Write out all the lines again, precisely as they stand, but without the images.

===== MATERIAL =====

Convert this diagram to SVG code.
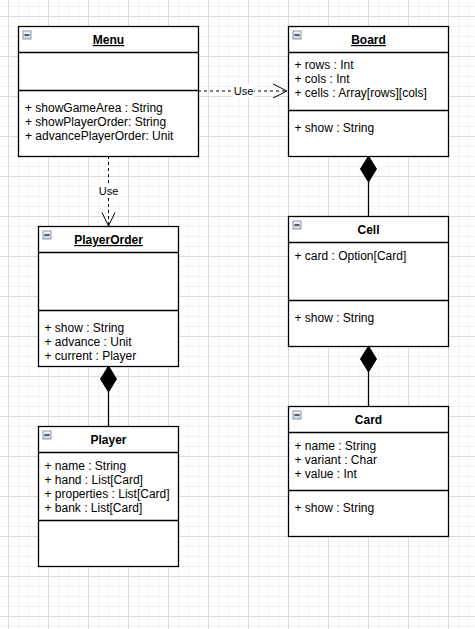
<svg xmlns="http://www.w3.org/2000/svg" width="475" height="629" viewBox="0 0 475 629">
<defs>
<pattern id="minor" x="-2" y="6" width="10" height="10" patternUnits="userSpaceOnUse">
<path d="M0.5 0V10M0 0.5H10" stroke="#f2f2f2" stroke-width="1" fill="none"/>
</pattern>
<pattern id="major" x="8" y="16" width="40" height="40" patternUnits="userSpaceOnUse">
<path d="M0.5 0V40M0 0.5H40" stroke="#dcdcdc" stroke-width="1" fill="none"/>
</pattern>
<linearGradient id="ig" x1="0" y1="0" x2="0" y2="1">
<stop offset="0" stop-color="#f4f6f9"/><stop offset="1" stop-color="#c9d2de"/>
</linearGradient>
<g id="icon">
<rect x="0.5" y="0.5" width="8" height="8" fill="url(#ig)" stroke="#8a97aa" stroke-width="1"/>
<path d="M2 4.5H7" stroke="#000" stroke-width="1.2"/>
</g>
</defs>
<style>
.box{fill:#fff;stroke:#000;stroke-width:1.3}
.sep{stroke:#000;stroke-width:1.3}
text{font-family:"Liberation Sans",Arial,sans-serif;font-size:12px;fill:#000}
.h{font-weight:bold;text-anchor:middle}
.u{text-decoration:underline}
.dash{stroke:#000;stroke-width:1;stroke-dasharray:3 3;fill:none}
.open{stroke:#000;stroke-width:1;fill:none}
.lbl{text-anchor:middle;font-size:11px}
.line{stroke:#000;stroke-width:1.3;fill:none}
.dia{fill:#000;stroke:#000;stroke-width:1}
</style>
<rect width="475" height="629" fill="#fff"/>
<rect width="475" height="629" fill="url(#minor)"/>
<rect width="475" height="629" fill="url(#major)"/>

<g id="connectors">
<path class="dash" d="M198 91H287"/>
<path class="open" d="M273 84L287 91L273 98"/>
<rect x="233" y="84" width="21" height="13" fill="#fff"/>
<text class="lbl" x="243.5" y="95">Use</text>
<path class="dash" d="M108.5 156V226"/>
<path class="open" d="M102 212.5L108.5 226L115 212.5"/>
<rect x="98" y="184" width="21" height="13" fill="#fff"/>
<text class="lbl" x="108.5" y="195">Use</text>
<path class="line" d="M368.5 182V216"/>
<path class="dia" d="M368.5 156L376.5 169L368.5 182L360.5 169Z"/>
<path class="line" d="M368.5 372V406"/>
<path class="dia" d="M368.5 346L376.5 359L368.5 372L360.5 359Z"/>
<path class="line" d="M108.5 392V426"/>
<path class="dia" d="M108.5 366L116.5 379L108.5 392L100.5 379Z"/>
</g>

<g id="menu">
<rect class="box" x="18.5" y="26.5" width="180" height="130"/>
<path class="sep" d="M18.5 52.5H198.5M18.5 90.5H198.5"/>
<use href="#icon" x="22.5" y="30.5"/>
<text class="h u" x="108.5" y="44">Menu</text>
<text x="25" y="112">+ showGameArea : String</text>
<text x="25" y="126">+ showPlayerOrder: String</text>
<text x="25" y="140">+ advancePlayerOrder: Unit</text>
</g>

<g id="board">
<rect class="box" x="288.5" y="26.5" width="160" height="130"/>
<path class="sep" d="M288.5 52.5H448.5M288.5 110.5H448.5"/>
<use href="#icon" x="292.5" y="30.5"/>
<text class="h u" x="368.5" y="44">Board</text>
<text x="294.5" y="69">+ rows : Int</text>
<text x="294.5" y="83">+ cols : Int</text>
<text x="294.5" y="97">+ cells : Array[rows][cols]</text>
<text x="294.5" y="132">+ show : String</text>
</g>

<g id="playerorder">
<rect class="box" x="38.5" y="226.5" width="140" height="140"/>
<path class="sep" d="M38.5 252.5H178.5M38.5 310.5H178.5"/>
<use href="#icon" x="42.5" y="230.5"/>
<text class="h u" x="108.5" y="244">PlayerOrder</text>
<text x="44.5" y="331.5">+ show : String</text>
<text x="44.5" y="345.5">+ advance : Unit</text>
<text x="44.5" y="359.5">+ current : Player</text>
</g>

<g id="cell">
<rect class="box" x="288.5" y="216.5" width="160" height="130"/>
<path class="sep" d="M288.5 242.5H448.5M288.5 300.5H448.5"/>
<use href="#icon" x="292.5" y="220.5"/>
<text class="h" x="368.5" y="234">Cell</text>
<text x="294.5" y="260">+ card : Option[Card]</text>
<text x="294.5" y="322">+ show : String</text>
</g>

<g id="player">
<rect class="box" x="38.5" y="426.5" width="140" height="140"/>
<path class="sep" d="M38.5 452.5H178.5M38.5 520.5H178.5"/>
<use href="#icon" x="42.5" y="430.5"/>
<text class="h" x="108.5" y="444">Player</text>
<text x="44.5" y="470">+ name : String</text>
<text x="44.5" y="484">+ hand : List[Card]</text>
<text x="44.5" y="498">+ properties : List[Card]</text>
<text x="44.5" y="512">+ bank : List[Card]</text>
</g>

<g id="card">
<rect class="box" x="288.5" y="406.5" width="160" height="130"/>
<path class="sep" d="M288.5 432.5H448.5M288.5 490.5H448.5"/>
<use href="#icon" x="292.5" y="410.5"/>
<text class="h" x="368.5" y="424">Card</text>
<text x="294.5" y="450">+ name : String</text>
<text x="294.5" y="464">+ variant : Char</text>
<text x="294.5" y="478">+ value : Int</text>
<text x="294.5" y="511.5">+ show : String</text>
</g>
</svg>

=====

§ TASK ANSWER
Convert this diagram to SVG code.
<svg xmlns="http://www.w3.org/2000/svg" width="475" height="629" viewBox="0 0 475 629">
<defs>
<pattern id="minor" x="-2" y="6" width="10" height="10" patternUnits="userSpaceOnUse">
<path d="M0.5 0V10M0 0.5H10" stroke="#f2f2f2" stroke-width="1" fill="none"/>
</pattern>
<pattern id="major" x="8" y="16" width="40" height="40" patternUnits="userSpaceOnUse">
<path d="M0.5 0V40M0 0.5H40" stroke="#dcdcdc" stroke-width="1" fill="none"/>
</pattern>
<linearGradient id="ig" x1="0" y1="0" x2="0" y2="1">
<stop offset="0" stop-color="#f4f6f9"/><stop offset="1" stop-color="#c9d2de"/>
</linearGradient>
<g id="icon">
<rect x="0.5" y="0.5" width="8" height="8" fill="url(#ig)" stroke="#8a97aa" stroke-width="1"/>
<path d="M2 4.5H7" stroke="#000" stroke-width="1.2"/>
</g>
</defs>
<style>
.box{fill:#fff;stroke:#000;stroke-width:1.3}
.sep{stroke:#000;stroke-width:1.3}
text{font-family:"Liberation Sans",Arial,sans-serif;font-size:12px;fill:#000}
.h{font-weight:bold;text-anchor:middle}
.u{text-decoration:underline}
.dash{stroke:#000;stroke-width:1;stroke-dasharray:3 3;fill:none}
.open{stroke:#000;stroke-width:1;fill:none}
.lbl{text-anchor:middle;font-size:11px}
.line{stroke:#000;stroke-width:1.3;fill:none}
.dia{fill:#000;stroke:#000;stroke-width:1}
</style>
<rect width="475" height="629" fill="#fff"/>
<rect width="475" height="629" fill="url(#minor)"/>
<rect width="475" height="629" fill="url(#major)"/>

<g id="connectors">
<path class="dash" d="M198 91H287"/>
<path class="open" d="M273 84L287 91L273 98"/>
<rect x="233" y="84" width="21" height="13" fill="#fff"/>
<text class="lbl" x="243.5" y="95">Use</text>
<path class="dash" d="M108.5 156V226"/>
<path class="open" d="M102 212.5L108.5 226L115 212.5"/>
<rect x="98" y="184" width="21" height="13" fill="#fff"/>
<text class="lbl" x="108.5" y="195">Use</text>
<path class="line" d="M368.5 182V216"/>
<path class="dia" d="M368.5 156L376.5 169L368.5 182L360.5 169Z"/>
<path class="line" d="M368.5 372V406"/>
<path class="dia" d="M368.5 346L376.5 359L368.5 372L360.5 359Z"/>
<path class="line" d="M108.5 392V426"/>
<path class="dia" d="M108.5 366L116.5 379L108.5 392L100.5 379Z"/>
</g>

<g id="menu">
<rect class="box" x="18.5" y="26.5" width="180" height="130"/>
<path class="sep" d="M18.5 52.5H198.5M18.5 90.5H198.5"/>
<use href="#icon" x="22.5" y="30.5"/>
<text class="h u" x="108.5" y="44">Menu</text>
<text x="25" y="112">+ showGameArea : String</text>
<text x="25" y="126">+ showPlayerOrder: String</text>
<text x="25" y="140">+ advancePlayerOrder: Unit</text>
</g>

<g id="board">
<rect class="box" x="288.5" y="26.5" width="160" height="130"/>
<path class="sep" d="M288.5 52.5H448.5M288.5 110.5H448.5"/>
<use href="#icon" x="292.5" y="30.5"/>
<text class="h u" x="368.5" y="44">Board</text>
<text x="294.5" y="69">+ rows : Int</text>
<text x="294.5" y="83">+ cols : Int</text>
<text x="294.5" y="97">+ cells : Array[rows][cols]</text>
<text x="294.5" y="132">+ show : String</text>
</g>

<g id="playerorder">
<rect class="box" x="38.5" y="226.5" width="140" height="140"/>
<path class="sep" d="M38.5 252.5H178.5M38.5 310.5H178.5"/>
<use href="#icon" x="42.5" y="230.5"/>
<text class="h u" x="108.5" y="244">PlayerOrder</text>
<text x="44.5" y="331.5">+ show : String</text>
<text x="44.5" y="345.5">+ advance : Unit</text>
<text x="44.5" y="359.5">+ current : Player</text>
</g>

<g id="cell">
<rect class="box" x="288.5" y="216.5" width="160" height="130"/>
<path class="sep" d="M288.5 242.5H448.5M288.5 300.5H448.5"/>
<use href="#icon" x="292.5" y="220.5"/>
<text class="h" x="368.5" y="234">Cell</text>
<text x="294.5" y="260">+ card : Option[Card]</text>
<text x="294.5" y="322">+ show : String</text>
</g>

<g id="player">
<rect class="box" x="38.5" y="426.5" width="140" height="140"/>
<path class="sep" d="M38.5 452.5H178.5M38.5 520.5H178.5"/>
<use href="#icon" x="42.5" y="430.5"/>
<text class="h" x="108.5" y="444">Player</text>
<text x="44.5" y="470">+ name : String</text>
<text x="44.5" y="484">+ hand : List[Card]</text>
<text x="44.5" y="498">+ properties : List[Card]</text>
<text x="44.5" y="512">+ bank : List[Card]</text>
</g>

<g id="card">
<rect class="box" x="288.5" y="406.5" width="160" height="130"/>
<path class="sep" d="M288.5 432.5H448.5M288.5 490.5H448.5"/>
<use href="#icon" x="292.5" y="410.5"/>
<text class="h" x="368.5" y="424">Card</text>
<text x="294.5" y="450">+ name : String</text>
<text x="294.5" y="464">+ variant : Char</text>
<text x="294.5" y="478">+ value : Int</text>
<text x="294.5" y="511.5">+ show : String</text>
</g>
</svg>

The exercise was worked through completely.